If you are considering making nature walks a regular part of your homeschool journey, I’d highly recommend taking along a few field guides to help out your young botanists in their discoveries. I have a variety of field guides that we own on insects, flowers, trees, and birds. The Lone Pine and Usborne field guides are great for children, but if you have older students you may want to look for something a little more in depth. The library is a good place to “try before you buy” so to speak. I recently ordered the Hand Book of Nature Study. This book was originally published in 1911 and is very thorough – after all plants haven’t changed much in the last hundred years. It is available to view online, but it’s a little tedious trying to make an 800+ page online book usable in reality, but don’t let me sway you – have a look. This gem of a book can be overwhelming without understanding the purpose of the thing. This little quote sums it up:
“The chief aim of this volume is to encourage investigation rather than to give information.” – Handbook of Nature Study
I recently found a blog featuring this very book and who’s purpose is dedicated to encourage those interested in using it. Once our book arrives I hope to participate in the weekly Outdoor Hour Challenge featured on this blog. In the interim, I will leave you with this quote:
Nature observation is enhanced by sketching what is seen: “To look at it is something, but its spirit will not come at once; you must look long enough, with a child’s forgetfulness of time. Gazing for long, though, becomes tedious; you begin to think of the dinner-hour. But to draw it is to caress it; all the difference between staring at a kitten and stroking it; between watching a game and playing it. That is why it is worth learning to draw.” [from this Parents’ Review article]
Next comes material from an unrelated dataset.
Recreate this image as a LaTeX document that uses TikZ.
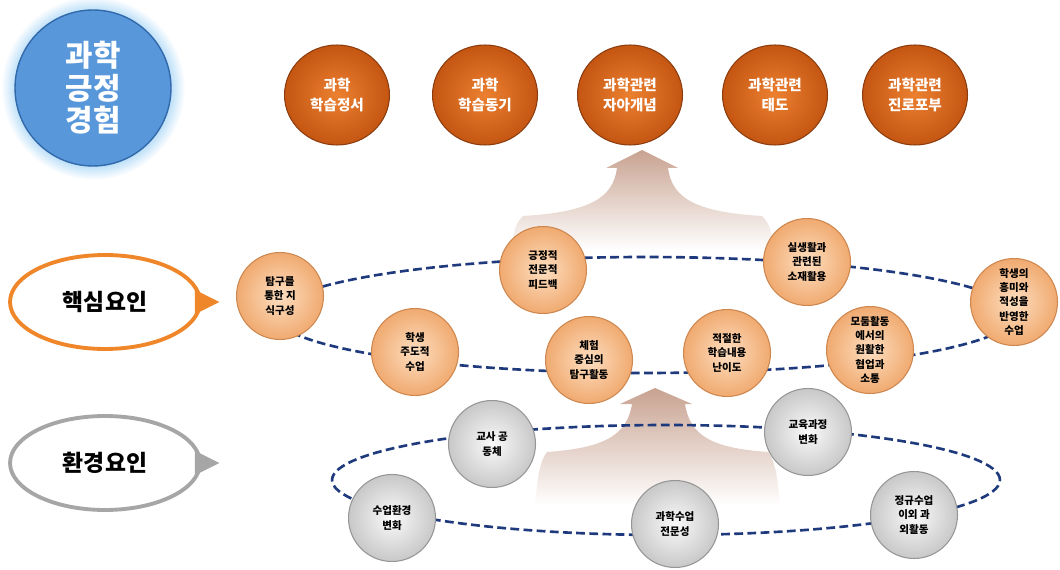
\documentclass[tikz,border=0pt]{standalone}
\usepackage{fontspec}
\setmainfont{Noto Sans CJK KR}
\usetikzlibrary{shapes.geometric}

\definecolor{peBlue}{RGB}{88,152,218}
\definecolor{peBlueRim}{RGB}{50,105,170}
\definecolor{peHalo}{RGB}{185,222,248}
\definecolor{peOrangeIn}{RGB}{236,128,48}
\definecolor{peOrangeOut}{RGB}{196,86,18}
\definecolor{peOrangeRim}{RGB}{140,60,15}
\definecolor{pePeachIn}{RGB}{253,222,192}
\definecolor{pePeachOut}{RGB}{240,170,112}
\definecolor{pePeachRim}{RGB}{205,135,80}
\definecolor{peGreyIn}{RGB}{250,250,250}
\definecolor{peGreyOut}{RGB}{200,200,200}
\definecolor{peGreyRim}{RGB}{150,150,150}
\definecolor{peRing}{RGB}{30,58,125}
\definecolor{peTagOrange}{RGB}{240,134,42}
\definecolor{peTagGrey}{RGB}{166,166,166}
\definecolor{peLift}{RGB}{200,162,144}

\pgfdeclareradialshading{pehalo}{\pgfpoint{0bp}{0bp}}{%
  color(0bp)=(peHalo); color(21bp)=(peHalo); color(25bp)=(white); color(50bp)=(white)}

\tikzset{
    pe title/.style={circle, minimum size=3.12cm, inner sep=0pt,
                     fill=peBlue, draw=peBlueRim, thick, text=white,
                     align=center, font=\fontsize{17}{18.5}\selectfont\bfseries},
    pe outcome/.style={ellipse, minimum width=2.1cm, minimum height=2.0cm,
                       inner sep=0pt, inner color=peOrangeIn, outer color=peOrangeOut,
                       draw=peOrangeRim, semithick, text=white, align=center,
                       font=\fontsize{8.3}{11.3}\selectfont\bfseries},
    pe core/.style={circle, minimum size=1.74cm, inner sep=0pt,
                    inner color=pePeachIn, outer color=pePeachOut,
                    draw=pePeachRim, semithick, align=center,
                    font=\fontsize{6}{8.2}\selectfont\bfseries},
    pe env/.style={pe core, inner color=peGreyIn, outer color=peGreyOut,
                   draw=peGreyRim},
    pe ring/.style={ellipse, draw=peRing, line width=1.5pt,
                    dash pattern=on 5pt off 2.5pt, inner sep=0pt},
    pe tag/.style={ellipse, minimum width=3.8cm, minimum height=1.88cm,
                   fill=white, line width=2.2pt,
                   font=\fontsize{13}{15}\selectfont\bfseries},
    pe lift/.style={top color=peLift, middle color=peLift!55, bottom color=white},
}

\begin{document}
\begin{tikzpicture}[x=0.02cm, y=-0.02cm]
    \useasboundingbox (0,0) rectangle (1060,570);
    % rising arrows behind the rings
    \shade[pe lift] (642,150) -- (678,168) -- (668,168)
        .. controls (672,198) and (695,212) .. (762,216)
        .. controls (772,225) and (772,240) .. (775,250)
        -- (510,250)
        .. controls (513,240) and (513,225) .. (523,216)
        .. controls (590,212) and (613,198) .. (617,168) -- (606,168) -- cycle;
    \shade[pe lift] (655,388) -- (692,404) -- (685,404)
        .. controls (690,436) and (712,448) .. (768,452)
        .. controls (778,465) and (778,490) .. (780,505)
        -- (535,505)
        .. controls (537,490) and (537,465) .. (547,452)
        .. controls (603,448) and (627,436) .. (632,404) -- (620,404) -- cycle;

    % dashed rings
    \node[pe ring, minimum width=14.8cm, minimum height=2.32cm] (corering) at (645,315) {};
    \node[pe ring, minimum width=13.36cm, minimum height=2.2cm] (envring) at (666,480) {};

    % title
    \shade[shading=pehalo] (93,88) circle (92);
    \node[pe title] (title) at (93,88) {과학\\긍정\\경험};

    % outcomes
    \node[pe outcome] (out1) at (337,95) {과학\\학습정서};
    \node[pe outcome] (out2) at (485,95) {과학\\학습동기};
    \node[pe outcome] (out3) at (630,95) {과학관련\\자아개념};
    \node[pe outcome] (out4) at (775,95) {과학관련\\태도};
    \node[pe outcome] (out5) at (915,95) {과학관련\\진로포부};

    % core factors
    \node[pe core] (core1) at (280,296) {탐구를\\통한 지\\식구성};
    \node[pe core] (core2) at (543,270) {긍정적\\전문적\\피드백};
    \node[pe core] (core3) at (807,262) {실생활과\\관련된\\소재활용};
    \node[pe core] (core4) at (1014,302) {학생의\\흥미와\\적성을\\반영한\\수업};
    \node[pe core] (core5) at (415,352) {학생\\주도적\\수업};
    \node[pe core] (core6) at (589,360) {체험\\중심의\\탐구활동};
    \node[pe core] (core7) at (727,353) {적절한\\학습내용\\난이도};
    \node[pe core] (core8) at (870,350) {모둠활동\\에서의\\원활한\\협업과\\소통};

    % environment factors
    \node[pe env] (env1) at (492,444) {교사 공\\동체};
    \node[pe env] (env2) at (808,432) {교육과정\\변화};
    \node[pe env] (env3) at (392,518) {수업환경\\변화};
    \node[pe env] (env4) at (675,524) {과학수업\\전문성};
    \node[pe env] (env5) at (914,515) {정규수업\\이외 과\\외활동};

    % side tags
    \node[pe tag, draw=peTagOrange] (coretag) at (105,302) {핵심요인};
    \fill[peTagOrange] ([xshift=-4pt,yshift=7pt]coretag.east) -- ([xshift=10pt]coretag.east)
        -- ([xshift=-4pt,yshift=-7pt]coretag.east) -- cycle;
    \node[pe tag, draw=peTagGrey] (envtag) at (105,463) {환경요인};
    \fill[peTagGrey] ([xshift=-4pt,yshift=7pt]envtag.east) -- ([xshift=10pt]envtag.east)
        -- ([xshift=-4pt,yshift=-7pt]envtag.east) -- cycle;
\end{tikzpicture}
\end{document}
After continuing on, my youngest daughter spotted a male and female duck doing what appeared to be a little house keeping. She was eager to draw her findings right there on the bridge. Later on that evening, after dinner was said and done, the girls were happy to complete their nature drawings which later transpired into an art activity that the three of us enjoyed together.
Overall, a little walk that took less than 30 minutes, turned out to be a unique, diversified, and entertaining learning experience – one that I can’t wait to do again.
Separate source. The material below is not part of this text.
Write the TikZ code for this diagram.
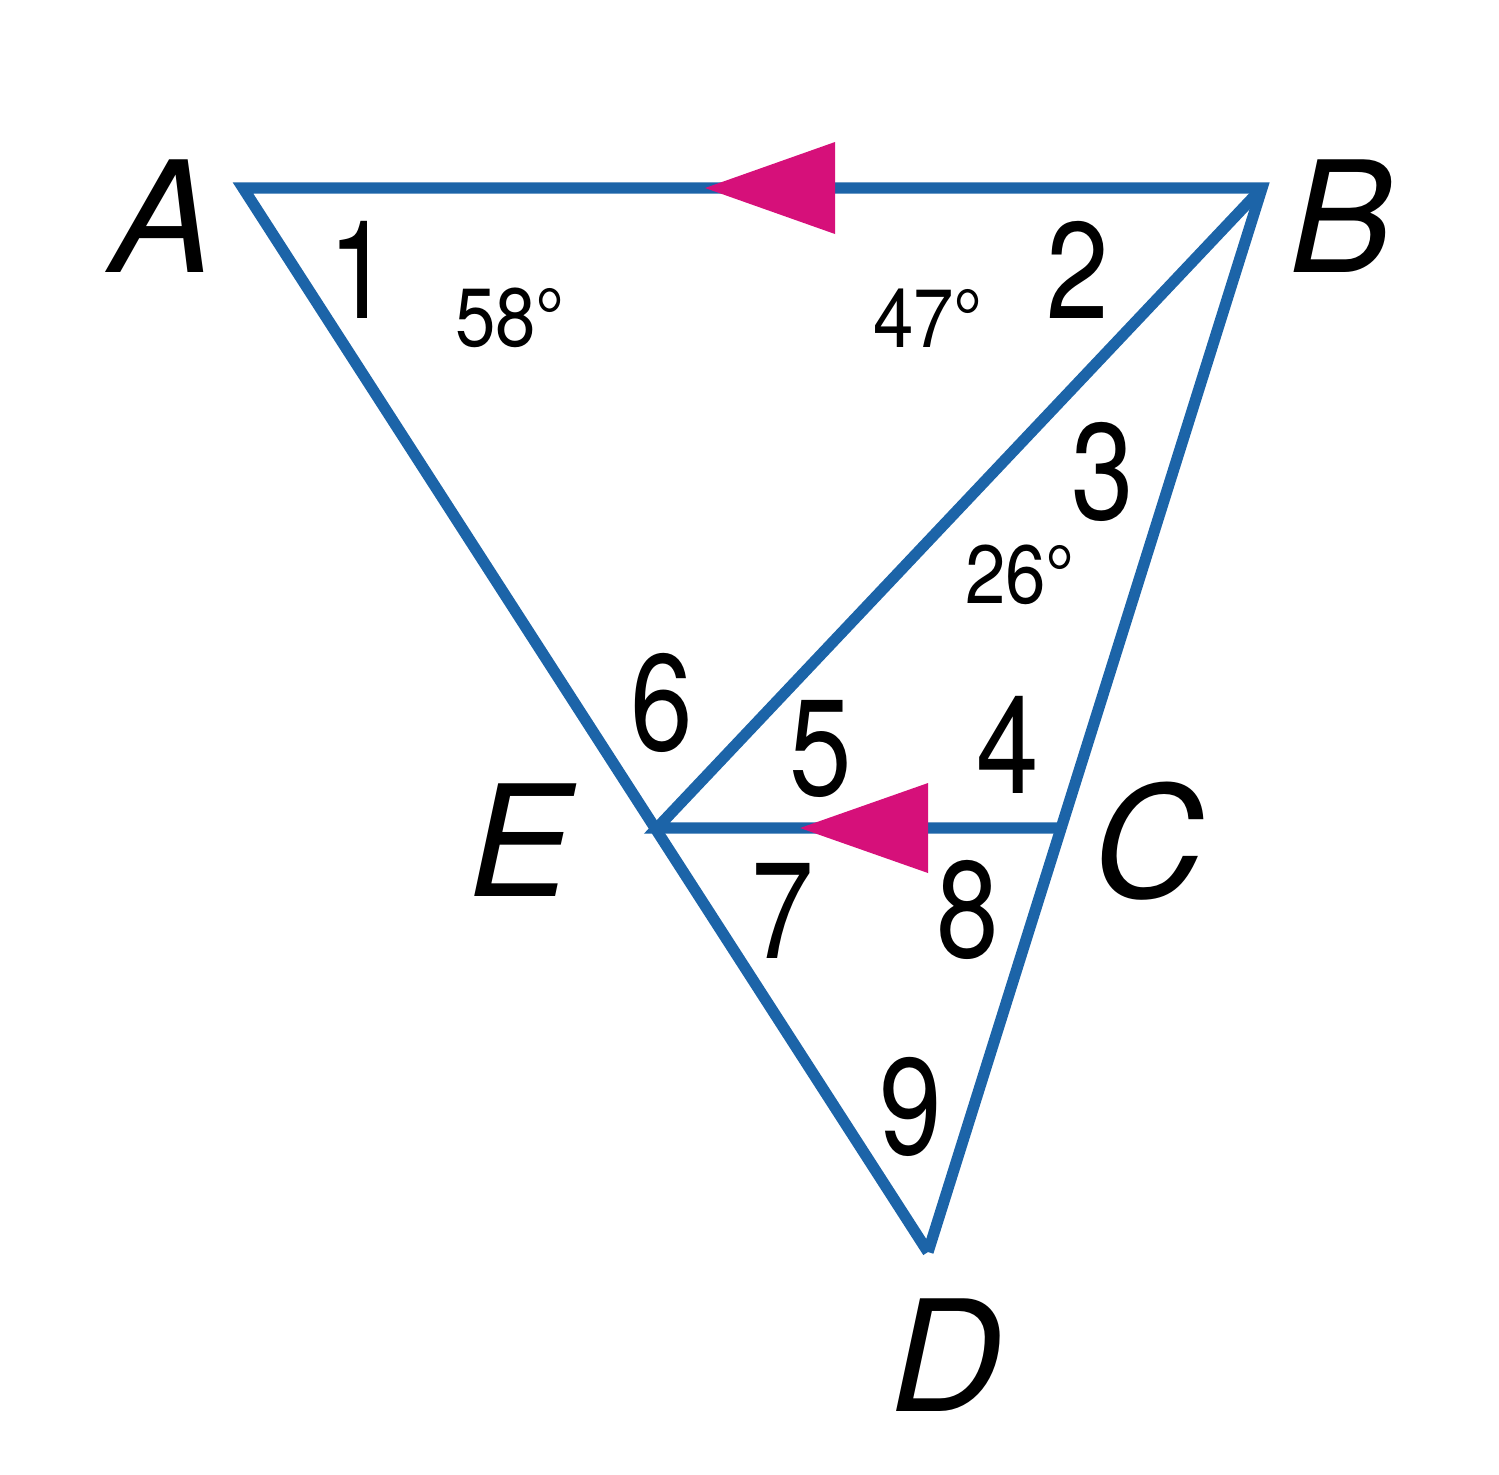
\documentclass[tikz,border=0pt]{standalone}
\usepackage{fontspec}
\setmainfont{TeX Gyre Heros}
\newfontfamily\numfont[FakeStretch=0.82]{TeX Gyre Heros}
\newfontfamily\degfont[FakeStretch=0.88]{TeX Gyre Heros}
\definecolor{segblue}{RGB}{28,100,168}
\definecolor{arrmag}{RGB}{214,16,122}
\tikzset{
  seg/.style={draw=segblue, line width=3.2pt, line join=miter},
  ptlabel/.style={font=\fontsize{44}{46}\selectfont\itshape, inner sep=0pt},
  anglenum/.style={font=\fontsize{39}{42}\numfont, inner sep=0pt},
  degtext/.style={font=\fontsize{23.5}{26}\degfont, inner sep=0pt},
  marker/.style={fill=arrmag}
}
\begin{document}
\begin{tikzpicture}
\useasboundingbox (0,0) rectangle (14.99,-14.74);
% vertices
\coordinate (A) at (2.43,-1.88);
\coordinate (B) at (12.62,-1.88);
\coordinate (E) at (6.57,-8.28);
\coordinate (C) at (10.59,-8.28);
\coordinate (D) at (9.28,-12.52);
% segments
\draw[seg] (D) -- (A) -- (B) -- (D);
\draw[seg] (B) -- (E) -- (C);
% parallel markers
\coordinate (tipAB) at (7.05,-1.88);
\coordinate (tipEC) at (8.00,-8.28);
\fill[marker] (tipAB) -- ++(1.30,0.46) -- ++(0,-0.92) -- cycle;
\fill[marker] (tipEC) -- ++(1.28,0.45) -- ++(0,-0.90) -- cycle;
% point labels
\node[ptlabel] (lA) at (1.62,-2.16) {A};
\node[ptlabel] (lB) at (13.41,-2.16) {B};
\node[ptlabel] (lE) at (5.20,-8.40) {E};
\node[ptlabel] (lC) at (11.48,-8.41) {C};
\node[ptlabel] (lD) at (9.46,-13.55) {D};
% angle numbers
\node[anglenum] (n1) at (3.60,-2.70) {1};
\node[anglenum] (n2) at (10.78,-2.70) {2};
\node[anglenum] (n3) at (11.03,-4.72) {3};
\node[anglenum] (n4) at (10.08,-7.45) {4};
\node[anglenum] (n5) at (8.21,-7.49) {5};
\node[anglenum] (n6) at (6.62,-7.03) {6};
\node[anglenum] (n7) at (7.83,-9.11) {7};
\node[anglenum] (n8) at (9.68,-9.10) {8};
\node[anglenum] (n9) at (9.11,-11.07) {9};
% degree values
\node[degtext] (d58) at (5.10,-3.18) {58°};
\node[degtext] (d47) at (9.28,-3.18) {47°};
\node[degtext] (d26) at (10.20,-5.75) {26°};
\end{tikzpicture}
\end{document}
You might think that electronics is not a subject that could be enjoyed by a fourth grader, but this post might just change your mind. I too, was a sceptic. Even though I have daughters who are not afraid of getting dirty, or exploring the world of insects and reptilians, I was sure that electronics might have to wait ’til eight grade. However, to my surprise I came across this nifty little electronics kit titled non other than: Fun with Electronics.
The kit is comprised of a cardboard “workbench”, 52 springs, and various electronic components such as transformers, various capacitors, resistors, transistors, diodes and the like. The kids can (and did) put the entire workbench and all the components together themselves with relative ease. Once the workbench is complete, there are 25 different circuits the kids can build on the bench in order to create various electronic projects, including sound, touch, and light activated switches. Following instructions is critical though, and the ability to troubleshoot a problem circuit or locate a missing connection is necessary and requires much patience. Over all, the projects are quick and rewarding, and if the kids are able to follow verbal instructions well, you can sit and read the circuit patterns to the kids while they go to work and connect it. You can even do so while drinking your coffee – really.
You may be wondering: Okay, that sounds cool, but I have kids in different grade levels and I simply don’t have time for all these separate little projects. Believe me, I had thought of that too. Which is why this year I have taken a different approach to science. I have two girls in grades 4 and 6 with two different sets of learning outcomes for science. If your kids are old enough, consider teaching the same subject to both grades. This electronics kit was purchased to meet 6th grade learning outcomes, and it happens to be something that my fourth grader is very much into. So, as a result, my fourth grader ends up ahead by meeting these 6th grade learning outcomes ahead of schedule – freeing 6th grade science for well, whatever she may fancy. Even though many of us are enrolled, it is possible to find the scholastic freedom that is familiar to many registered home learners.